ATHENS, Ga. — The emerging narrative so far this spring for Georgia’s defense is an experienced group that may be a bit complacent.
Coach Kirby Smart has harped on it for a second week in a row.
“Overall, we’re not where we need to be on defense,” Smart said.
He’s not seeing the type of hunger he wants out of a group that lost only Alabama grad transfer Maurice Smith at nickel back.
“This defense has not taken on its true identity yet,” Smart said. “I don’t think they’re sensitive to criticism because they get criticized at practice. I can assure you of that, but we’re not playing where we need to be. The offense is playing more physical than us. I call it like I see it. They can watch the tape. They know.”
Some Georgia defensive players said a few days earlier they didn’t see the team having to combat players getting too comfortable in their roles.

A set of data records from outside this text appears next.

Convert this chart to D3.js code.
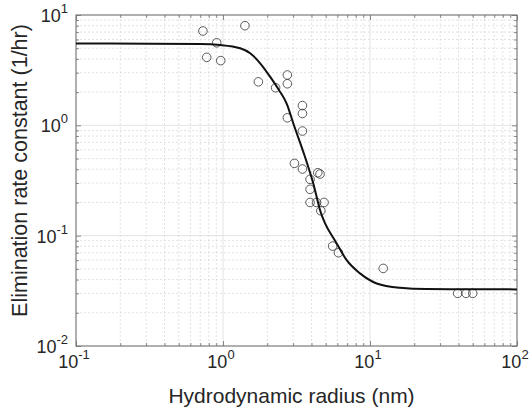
<!DOCTYPE html>
<html>
<head>
<meta charset="utf-8">
<script src="https://cdn.jsdelivr.net/npm/d3@7"></script>
<style>
  body { margin: 0; background: #fff; }
  text { font-family: "Liberation Sans", Arial, sans-serif; fill: #262626; }
</style>
</head>
<body>
<svg id="chart" width="532" height="409"></svg>
<script>
// measured points: hydrodynamic radius (nm) vs elimination rate constant (1/hr)
const radius = [0.73, 1.41, 0.906, 0.775, 0.965, 1.74, 2.28, 2.74, 2.74, 3.47, 3.47, 2.74, 3.47,
                3.06, 3.47, 4.41, 4.57, 3.91, 3.91, 3.91, 4.33, 4.87, 4.63, 5.57, 6.10,
                12.3, 39.5, 45, 50];
const rate = [7.16, 8.0, 5.6, 4.13, 3.86, 2.48, 2.19, 2.86, 2.38, 1.51, 1.28, 1.17, 0.888,
              0.452, 0.402, 0.372, 0.362, 0.324, 0.263, 0.200, 0.200, 0.200, 0.168, 0.0805, 0.070,
              0.0505, 0.030, 0.030, 0.030];

// fitted curve
const fitRadius = [0.1, 0.319, 0.698, 0.955, 1.31, 1.53, 1.79, 2.09, 2.40, 2.72, 3.01, 3.61,
                   4.11, 4.57, 5.93, 6.94, 8.56, 11.1, 16.0, 24.3, 100];
const fitRate = [5.52, 5.50, 5.46, 5.35, 4.99, 4.50, 3.65, 2.76, 2.09, 1.56, 1.04, 0.519,
                 0.298, 0.171, 0.0851, 0.060, 0.0455, 0.0369, 0.0337, 0.0328, 0.0326];

const xTicks = [0.1, 1, 10, 100];
const xTickExp = ["-1", "0", "1", "2"];
const yTicks = [0.01, 0.1, 1, 10];
const yTickExp = ["-2", "-1", "0", "1"];

const xLabel = "Hydrodynamic radius (nm)";
const yLabel = "Elimination rate constant (1/hr)";

let svg = d3.select("#chart");
const [padLeft, padRight, padTop, padBottom] = [76, 517, 15, 346];

let x = d3.scaleLog().domain([0.1, 100]).range([padLeft, padRight]);
let y = d3.scaleLog().domain([0.01, 10]).range([padBottom, padTop]);

// minor positions 2..9 inside each decade
let minorX = [], minorY = [];
xTicks.slice(0, -1).forEach(d => d3.range(2, 10).forEach(k => minorX.push(d * k)));
yTicks.slice(0, -1).forEach(d => d3.range(2, 10).forEach(k => minorY.push(d * k)));

let grid = svg.append("g").attr("class", "grid");

grid.selectAll("line.minx").data(minorX).enter().append("line")
    .attr("x1", d => x(d)).attr("x2", d => x(d)).attr("y1", padTop).attr("y2", padBottom)
    .attr("stroke", "#d6d6d6").attr("stroke-width", 0.7).attr("stroke-dasharray", "2,2");
grid.selectAll("line.miny").data(minorY).enter().append("line")
    .attr("y1", d => y(d)).attr("y2", d => y(d)).attr("x1", padLeft).attr("x2", padRight)
    .attr("stroke", "#d6d6d6").attr("stroke-width", 0.7).attr("stroke-dasharray", "2,2");
grid.selectAll("line.majx").data(xTicks).enter().append("line")
    .attr("x1", d => x(d)).attr("x2", d => x(d)).attr("y1", padTop).attr("y2", padBottom)
    .attr("stroke", "#dcdcdc").attr("stroke-width", 0.8);
grid.selectAll("line.majy").data(yTicks).enter().append("line")
    .attr("y1", d => y(d)).attr("y2", d => y(d)).attr("x1", padLeft).attr("x2", padRight)
    .attr("stroke", "#dcdcdc").attr("stroke-width", 0.8);

// ticks on all four sides, pointing inward
function tickAxis(axis, tf) {
    let g = svg.append("g").attr("transform", tf).call(axis);
    g.select(".domain").remove();
    g.selectAll("text").remove();
    g.selectAll("line").attr("stroke", "#6e6e6e").attr("stroke-width", 0.8);
    return g;
}
tickAxis(d3.axisBottom(x).tickValues(xTicks).tickSize(-5), `translate(0,${padBottom})`);
tickAxis(d3.axisBottom(x).tickValues(minorX).tickSize(-3), `translate(0,${padBottom})`);
tickAxis(d3.axisTop(x).tickValues(xTicks).tickSize(-5), `translate(0,${padTop})`);
tickAxis(d3.axisTop(x).tickValues(minorX).tickSize(-3), `translate(0,${padTop})`);
tickAxis(d3.axisLeft(y).tickValues(yTicks).tickSize(-5), `translate(${padLeft},0)`);
tickAxis(d3.axisLeft(y).tickValues(minorY).tickSize(-3), `translate(${padLeft},0)`);
tickAxis(d3.axisRight(y).tickValues(yTicks).tickSize(-5), `translate(${padRight},0)`);
tickAxis(d3.axisRight(y).tickValues(minorY).tickSize(-3), `translate(${padRight},0)`);

// box
svg.append("rect")
    .attr("x", padLeft).attr("y", padTop).attr("width", padRight - padLeft).attr("height", padBottom - padTop)
    .attr("fill", "none").attr("stroke", "#6e6e6e").attr("stroke-width", 1);

// tick labels as 10^n
svg.selectAll("text.xt").data(xTicks).enter().append("text")
    .attr("class", "xt")
    .attr("x", d => x(d) - 2).attr("y", padBottom + 22)
    .attr("text-anchor", "middle")
    .each(function (d, i) {
        let t = d3.select(this);
        t.append("tspan").attr("font-size", 18).text("10");
        t.append("tspan").attr("font-size", 13).attr("dy", -9).text(xTickExp[i]);
    });

svg.selectAll("text.yt").data(yTicks).enter().append("text")
    .attr("class", "yt")
    .attr("x", padLeft - 8).attr("y", d => y(d) + 7)
    .attr("text-anchor", "end")
    .each(function (d, i) {
        let t = d3.select(this);
        t.append("tspan").attr("font-size", 18).text("10");
        t.append("tspan").attr("font-size", 13).attr("dy", -9).text(yTickExp[i]);
    });

// axis titles
svg.append("text")
    .attr("x", (padLeft + padRight) / 2 - 5).attr("y", 403)
    .attr("text-anchor", "middle").attr("font-size", 21)
    .text(xLabel);

svg.append("text")
    .attr("transform", `translate(27,${(padTop + padBottom) / 2 - 10}) rotate(-90)`)
    .attr("text-anchor", "middle").attr("font-size", 21.5)
    .text(yLabel);

// data points
svg.append("g").selectAll("circle")
    .data(radius.map((r, i) => [r, rate[i]]))
    .enter().append("circle")
    .attr("cx", d => x(d[0])).attr("cy", d => y(d[1])).attr("r", 4.3)
    .attr("fill", "none").attr("stroke", "#333").attr("stroke-width", 0.8);

// fit curve
let line = d3.line().x(d => x(d[0])).y(d => y(d[1])).curve(d3.curveMonotoneX);
svg.append("path")
    .datum(fitRadius.map((r, i) => [r, fitRate[i]]))
    .attr("d", line)
    .attr("fill", "none").attr("stroke", "#111").attr("stroke-width", 2);
</script>
</body>
</html>
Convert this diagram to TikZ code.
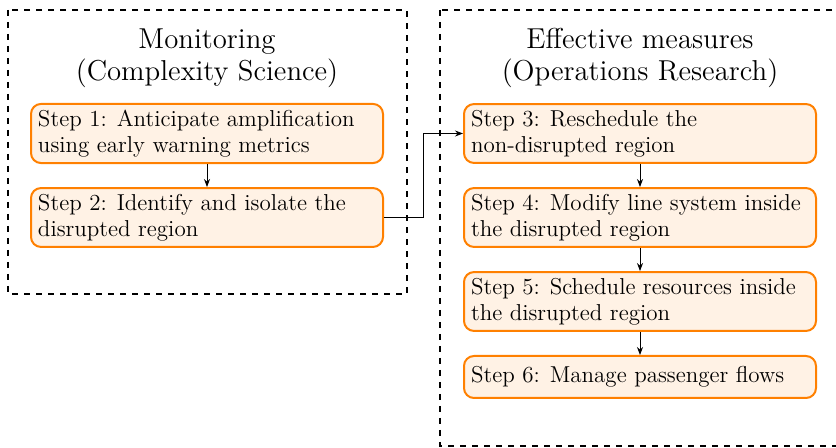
\documentclass[tikz,border=0pt]{standalone}
\usetikzlibrary{arrows.meta}
\begin{document}
\begin{tikzpicture}[x=0.5pt,y=-0.5pt,
  stepbox/.style={draw=orange, fill=orange!10, line width=1pt, rounded corners=5pt,
    text width=169pt, inner xsep=3.5pt, inner ysep=3pt, align=flush left, minimum height=21pt,
    font=\fontsize{11.5}{13}\selectfont},
  groupbox/.style={draw=black, line width=0.8pt, dashed},
  titletext/.style={font=\Large, align=center},
  conn/.style={-{Stealth[length=4pt,width=3pt]}, line width=0.4pt}]
\useasboundingbox (0,0) rectangle (836,448);
\draw[groupbox] (8,10) rectangle (407,294);
\draw[groupbox] (440,10) rectangle (860,446);
\node[titletext] (t1) at (207,58) {Monitoring\\[-2pt](Complexity Science)};
\node[titletext] (t2) at (640,58) {Effective measures\\[-2pt](Operations Research)};
\node[stepbox] (s1) at (207,133.5) {Step 1: Anticipate amplification using early warning metrics};
\node[stepbox] (s2) at (207,217.5) {Step 2: Identify and isolate the disrupted region};
\node[stepbox] (s3) at (640,133.5) {Step 3: Reschedule the\\ non-disrupted region};
\node[stepbox] (s4) at (640,217.5) {Step 4: Modify line system inside the disrupted region};
\node[stepbox] (s5) at (640,301.5) {Step 5: Schedule resources inside the disrupted region};
\node[stepbox] (s6) at (640,377) {Step 6: Manage passenger flows};
\coordinate (k) at (423,217.5);
\draw[conn] (s1) -- (s2);
\draw[conn] (s3) -- (s4);
\draw[conn] (s4) -- (s5);
\draw[conn] (s5) -- (s6);
\draw[conn] (s2.east) -- (k) |- (s3.west);
\end{tikzpicture}
\end{document}
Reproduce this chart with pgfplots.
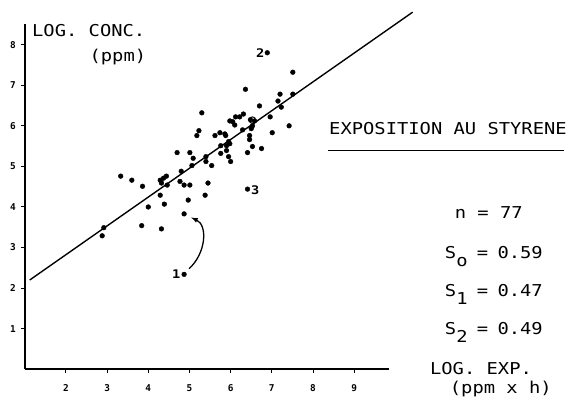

“I can only speak for myself,” safety Aaron Davis said, “but, just as a group, we have to pick it up and really execute. I think that’s the thing that was really lacking. … A lot of times, if you’re not doing what you’re supposed to be doing, it can be looked at as complacent or just not focused for whatever reason. Guys just have to lock in and know what to do and translate it on the field, so that we can be sharper in what we do.”
That didn’t show up in the team’s first practice of this week on Tuesday.
“I don’t know if we’re playing softer up front or we’re more physical on the offensive line,” Smart said. “I don’t know which one that is because it’s hard to tell when you go against yourself all the time.”
So how much concern should there be about the defense? Smart will be able to know more after Saturday’s scrimmage.
There are extenuating circumstances.
Defensive tackle Trenton Thompson, perhaps the unit’s best player, isn’t practicing. He withdrew from school for medical reasons, but is expected back this summer.
Inside linebacker Roquan Smith, the team’s top tackler last season, is out with a torn pectoral muscle.
Spring showing may or may not be indicative of what’s to come in the fall.
“I’ve been around some really unique ones where there were great defenses coming back at Alabama, and maybe they underperformed for the spring, but they stepped up when they had to,” Smart said. “Then there were other ones that were really hungry and they didn’t perform great early in the season because maybe they had butterflies, nerves.”
Davis and safety Dominick Sanders said having so many returning starters hasn’t given the defense too much of a comfort factor.
“We’re not worried about all that ‘10 starters back,’” Sanders said. “As a defense as a whole, we understand we’ve got to come out and dominate this year. We’ve got to have a better year than last year.”
Davis said, “Each season is really its own season. You can have teams where they come in and they have a lot of freshmen who play and they’re still successful.
“You have teams who return a lot of people and they end up being as successful as they want to be.”
Smart will have a better read on his defense between now and the April 22 G-Day game.
“Either (the offense is) hungrier than us,” he said, “or our guys are not responding to the fact that we’re challenging them.”